■ **REQUIREMENT**: Take the line containing "Write the Plotly code for this chart." as the first line and the line containing "import plotly.graph_objects as go" as the last, and output that span verbatim without any images.
::: RECORDS SUPPLIED :::
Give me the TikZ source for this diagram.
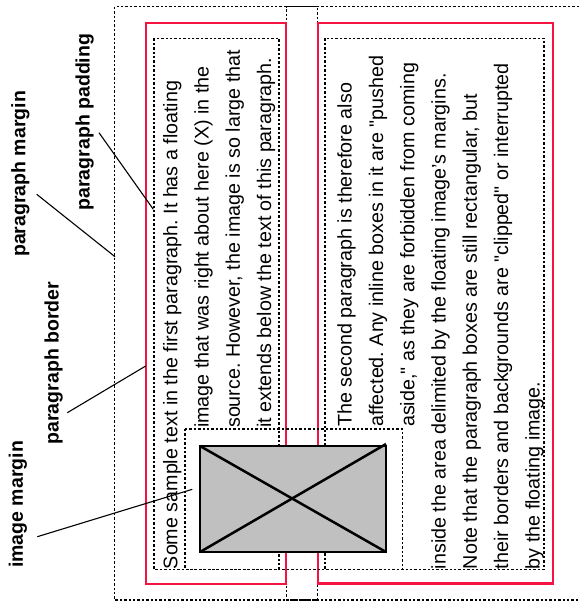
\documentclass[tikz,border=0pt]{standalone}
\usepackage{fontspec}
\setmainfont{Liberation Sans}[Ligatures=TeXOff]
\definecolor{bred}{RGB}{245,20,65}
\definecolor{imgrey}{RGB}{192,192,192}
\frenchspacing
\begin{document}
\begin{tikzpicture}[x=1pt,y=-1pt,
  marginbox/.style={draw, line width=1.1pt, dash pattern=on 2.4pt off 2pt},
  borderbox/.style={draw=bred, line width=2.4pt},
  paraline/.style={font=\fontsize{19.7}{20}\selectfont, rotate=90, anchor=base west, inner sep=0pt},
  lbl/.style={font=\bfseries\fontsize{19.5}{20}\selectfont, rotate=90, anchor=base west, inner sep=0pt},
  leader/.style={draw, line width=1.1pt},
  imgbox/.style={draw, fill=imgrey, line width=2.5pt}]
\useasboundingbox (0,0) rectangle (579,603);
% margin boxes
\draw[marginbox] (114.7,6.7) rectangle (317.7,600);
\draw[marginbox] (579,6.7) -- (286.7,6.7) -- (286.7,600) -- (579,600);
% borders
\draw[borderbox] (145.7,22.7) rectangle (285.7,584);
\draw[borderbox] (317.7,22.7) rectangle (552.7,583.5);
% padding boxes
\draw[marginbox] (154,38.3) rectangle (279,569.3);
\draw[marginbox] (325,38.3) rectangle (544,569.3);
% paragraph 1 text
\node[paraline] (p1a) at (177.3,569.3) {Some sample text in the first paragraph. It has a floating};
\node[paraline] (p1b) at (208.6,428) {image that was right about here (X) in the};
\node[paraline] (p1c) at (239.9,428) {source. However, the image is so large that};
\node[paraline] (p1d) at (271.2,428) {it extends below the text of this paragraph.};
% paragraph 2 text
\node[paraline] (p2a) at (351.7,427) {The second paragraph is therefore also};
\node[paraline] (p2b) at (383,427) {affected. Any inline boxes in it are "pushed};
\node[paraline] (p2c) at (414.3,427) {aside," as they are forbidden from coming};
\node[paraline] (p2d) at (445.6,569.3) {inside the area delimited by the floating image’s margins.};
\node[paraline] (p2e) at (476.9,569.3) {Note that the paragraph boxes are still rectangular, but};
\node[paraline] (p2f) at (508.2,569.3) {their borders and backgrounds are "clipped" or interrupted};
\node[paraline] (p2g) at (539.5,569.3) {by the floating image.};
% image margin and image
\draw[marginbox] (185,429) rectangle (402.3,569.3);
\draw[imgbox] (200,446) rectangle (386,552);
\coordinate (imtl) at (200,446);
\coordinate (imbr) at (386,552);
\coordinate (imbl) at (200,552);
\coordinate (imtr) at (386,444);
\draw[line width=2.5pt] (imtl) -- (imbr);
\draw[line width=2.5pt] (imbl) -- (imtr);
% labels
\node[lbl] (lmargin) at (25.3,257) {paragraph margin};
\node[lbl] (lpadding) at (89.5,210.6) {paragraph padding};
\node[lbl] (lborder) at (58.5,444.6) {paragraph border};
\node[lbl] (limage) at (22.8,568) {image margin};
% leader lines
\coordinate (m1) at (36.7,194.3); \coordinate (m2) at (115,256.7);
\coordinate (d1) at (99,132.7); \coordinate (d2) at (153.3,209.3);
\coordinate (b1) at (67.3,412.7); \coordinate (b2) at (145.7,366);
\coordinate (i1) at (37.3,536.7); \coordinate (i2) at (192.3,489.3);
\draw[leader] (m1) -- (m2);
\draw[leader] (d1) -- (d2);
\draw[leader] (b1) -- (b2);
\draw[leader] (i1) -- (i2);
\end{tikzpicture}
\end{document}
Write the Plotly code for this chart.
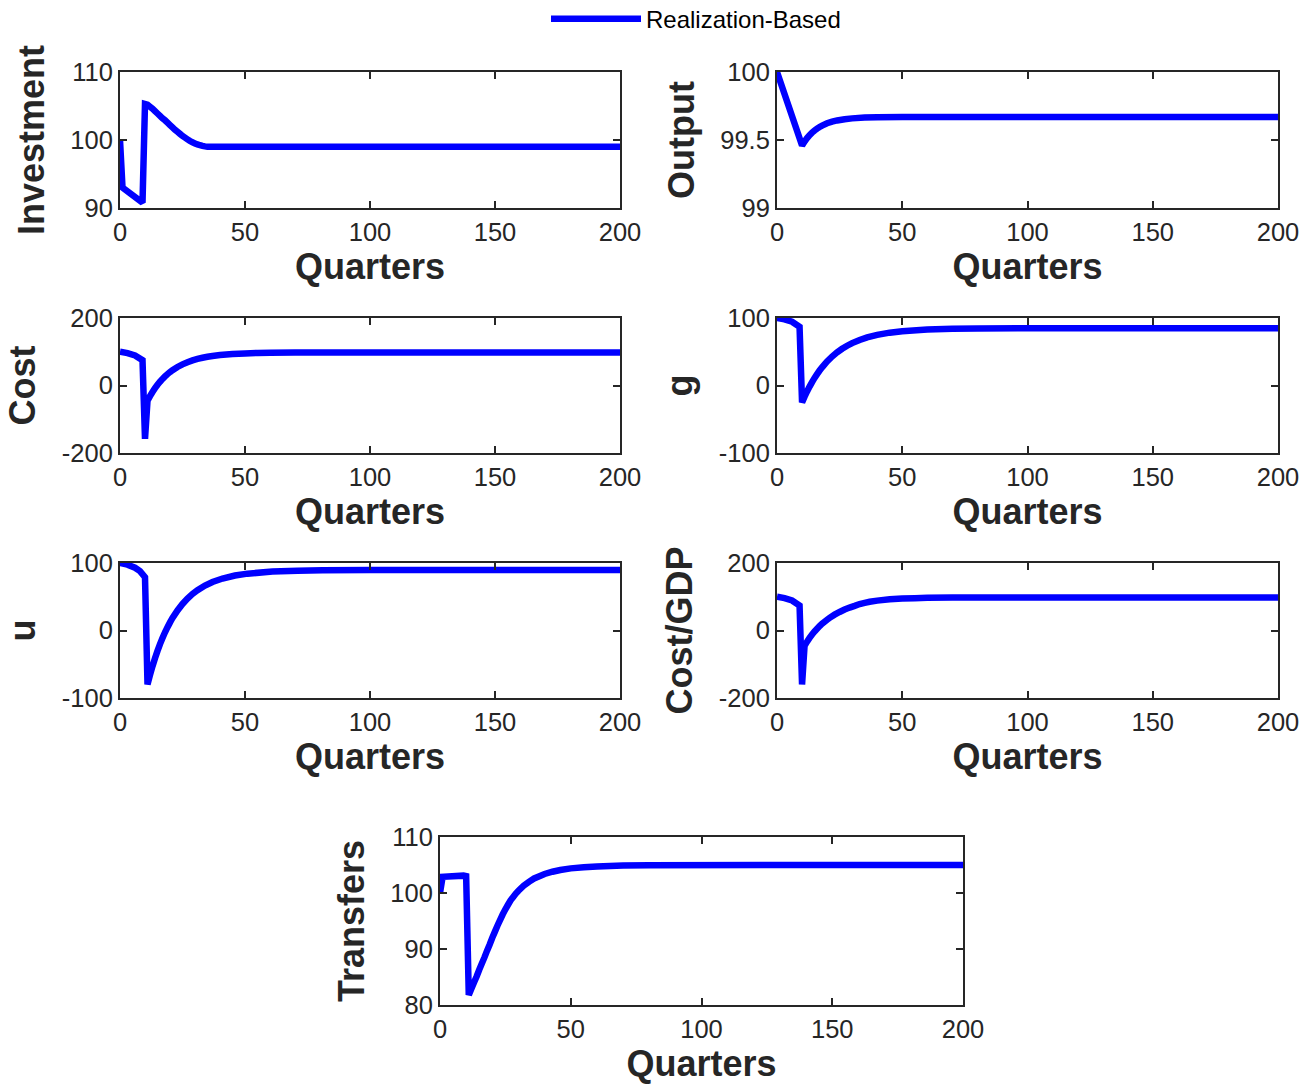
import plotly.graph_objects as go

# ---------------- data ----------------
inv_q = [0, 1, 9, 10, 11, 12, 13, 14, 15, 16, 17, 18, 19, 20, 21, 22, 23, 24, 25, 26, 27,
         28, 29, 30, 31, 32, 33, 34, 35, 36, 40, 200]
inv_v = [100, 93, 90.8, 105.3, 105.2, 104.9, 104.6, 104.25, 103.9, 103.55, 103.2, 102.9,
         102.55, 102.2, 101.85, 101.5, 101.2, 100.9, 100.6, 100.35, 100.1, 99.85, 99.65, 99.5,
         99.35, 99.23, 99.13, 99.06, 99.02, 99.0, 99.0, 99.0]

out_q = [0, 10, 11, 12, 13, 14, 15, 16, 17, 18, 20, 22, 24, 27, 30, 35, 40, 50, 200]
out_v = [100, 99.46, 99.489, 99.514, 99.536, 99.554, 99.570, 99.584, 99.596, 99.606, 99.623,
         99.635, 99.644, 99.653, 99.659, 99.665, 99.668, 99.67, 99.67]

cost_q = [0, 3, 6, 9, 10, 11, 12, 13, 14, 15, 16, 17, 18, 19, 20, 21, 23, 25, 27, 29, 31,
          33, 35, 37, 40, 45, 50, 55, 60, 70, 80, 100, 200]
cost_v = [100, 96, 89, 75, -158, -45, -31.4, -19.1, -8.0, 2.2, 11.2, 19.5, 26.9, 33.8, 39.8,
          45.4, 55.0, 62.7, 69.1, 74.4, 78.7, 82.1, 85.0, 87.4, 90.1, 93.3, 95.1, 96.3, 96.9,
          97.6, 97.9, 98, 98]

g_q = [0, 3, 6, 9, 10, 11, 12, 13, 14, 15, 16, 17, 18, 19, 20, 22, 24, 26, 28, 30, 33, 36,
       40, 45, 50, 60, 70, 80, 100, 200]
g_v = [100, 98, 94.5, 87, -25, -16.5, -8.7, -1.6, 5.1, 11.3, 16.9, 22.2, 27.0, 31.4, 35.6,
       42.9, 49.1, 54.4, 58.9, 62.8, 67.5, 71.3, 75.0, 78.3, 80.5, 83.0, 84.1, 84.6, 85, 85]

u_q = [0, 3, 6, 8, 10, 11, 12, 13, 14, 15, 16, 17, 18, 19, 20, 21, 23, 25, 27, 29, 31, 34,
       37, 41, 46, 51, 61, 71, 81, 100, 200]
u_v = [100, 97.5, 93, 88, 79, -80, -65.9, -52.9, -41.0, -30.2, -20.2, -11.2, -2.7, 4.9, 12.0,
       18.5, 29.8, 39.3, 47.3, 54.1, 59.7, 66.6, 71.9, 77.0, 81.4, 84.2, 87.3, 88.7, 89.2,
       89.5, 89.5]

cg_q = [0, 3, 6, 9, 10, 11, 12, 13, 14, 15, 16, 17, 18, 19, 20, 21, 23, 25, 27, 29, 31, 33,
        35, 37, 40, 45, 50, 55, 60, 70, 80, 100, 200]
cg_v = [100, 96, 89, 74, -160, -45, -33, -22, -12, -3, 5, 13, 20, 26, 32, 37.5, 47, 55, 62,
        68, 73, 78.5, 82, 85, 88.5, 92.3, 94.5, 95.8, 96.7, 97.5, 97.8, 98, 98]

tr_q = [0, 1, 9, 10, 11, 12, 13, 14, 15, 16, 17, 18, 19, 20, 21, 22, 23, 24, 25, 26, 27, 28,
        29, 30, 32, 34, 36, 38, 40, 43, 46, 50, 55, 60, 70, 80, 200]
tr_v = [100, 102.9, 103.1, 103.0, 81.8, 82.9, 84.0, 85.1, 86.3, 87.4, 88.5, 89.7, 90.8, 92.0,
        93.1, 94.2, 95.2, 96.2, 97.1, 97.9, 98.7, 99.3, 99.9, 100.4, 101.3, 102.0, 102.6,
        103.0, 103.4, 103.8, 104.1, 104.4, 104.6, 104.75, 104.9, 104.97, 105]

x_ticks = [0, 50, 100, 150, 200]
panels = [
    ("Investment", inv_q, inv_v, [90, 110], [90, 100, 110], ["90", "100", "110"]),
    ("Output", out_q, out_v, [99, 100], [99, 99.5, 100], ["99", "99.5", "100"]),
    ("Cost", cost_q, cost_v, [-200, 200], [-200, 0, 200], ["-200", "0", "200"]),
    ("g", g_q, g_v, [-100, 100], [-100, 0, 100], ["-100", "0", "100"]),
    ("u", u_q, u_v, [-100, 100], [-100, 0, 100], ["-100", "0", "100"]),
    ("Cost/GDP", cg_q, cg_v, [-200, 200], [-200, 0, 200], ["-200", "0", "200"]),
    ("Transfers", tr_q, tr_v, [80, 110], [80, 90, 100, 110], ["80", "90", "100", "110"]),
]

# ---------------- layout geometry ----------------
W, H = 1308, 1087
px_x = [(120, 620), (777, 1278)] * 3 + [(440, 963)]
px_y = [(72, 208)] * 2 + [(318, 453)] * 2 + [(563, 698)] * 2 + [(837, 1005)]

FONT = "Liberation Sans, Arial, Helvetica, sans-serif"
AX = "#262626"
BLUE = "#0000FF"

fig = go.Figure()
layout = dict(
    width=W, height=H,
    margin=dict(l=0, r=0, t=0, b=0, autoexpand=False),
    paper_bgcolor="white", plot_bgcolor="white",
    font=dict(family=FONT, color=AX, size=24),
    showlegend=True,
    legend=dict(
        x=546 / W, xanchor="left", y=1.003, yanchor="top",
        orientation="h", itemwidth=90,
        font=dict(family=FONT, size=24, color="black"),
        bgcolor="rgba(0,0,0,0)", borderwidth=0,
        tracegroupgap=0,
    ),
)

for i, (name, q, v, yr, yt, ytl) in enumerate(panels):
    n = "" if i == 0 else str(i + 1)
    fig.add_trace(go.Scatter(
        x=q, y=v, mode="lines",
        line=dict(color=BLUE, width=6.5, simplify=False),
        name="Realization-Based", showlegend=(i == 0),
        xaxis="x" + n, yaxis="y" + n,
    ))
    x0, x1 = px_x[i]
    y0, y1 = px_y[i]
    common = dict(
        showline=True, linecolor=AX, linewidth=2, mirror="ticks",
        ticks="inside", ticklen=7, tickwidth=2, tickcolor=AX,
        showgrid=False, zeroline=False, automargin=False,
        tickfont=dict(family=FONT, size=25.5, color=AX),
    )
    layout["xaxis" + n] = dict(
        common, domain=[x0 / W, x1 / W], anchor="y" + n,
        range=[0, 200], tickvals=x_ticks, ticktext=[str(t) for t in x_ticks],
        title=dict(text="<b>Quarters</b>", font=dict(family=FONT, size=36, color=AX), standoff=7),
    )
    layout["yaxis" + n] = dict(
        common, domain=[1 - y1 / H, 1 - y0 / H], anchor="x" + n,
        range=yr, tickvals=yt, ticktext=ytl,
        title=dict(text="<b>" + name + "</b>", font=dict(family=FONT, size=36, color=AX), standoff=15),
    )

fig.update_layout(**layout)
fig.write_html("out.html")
:::
■ **PROBLEM SOLUTION**:
Write the Plotly code for this chart.
import plotly.graph_objects as go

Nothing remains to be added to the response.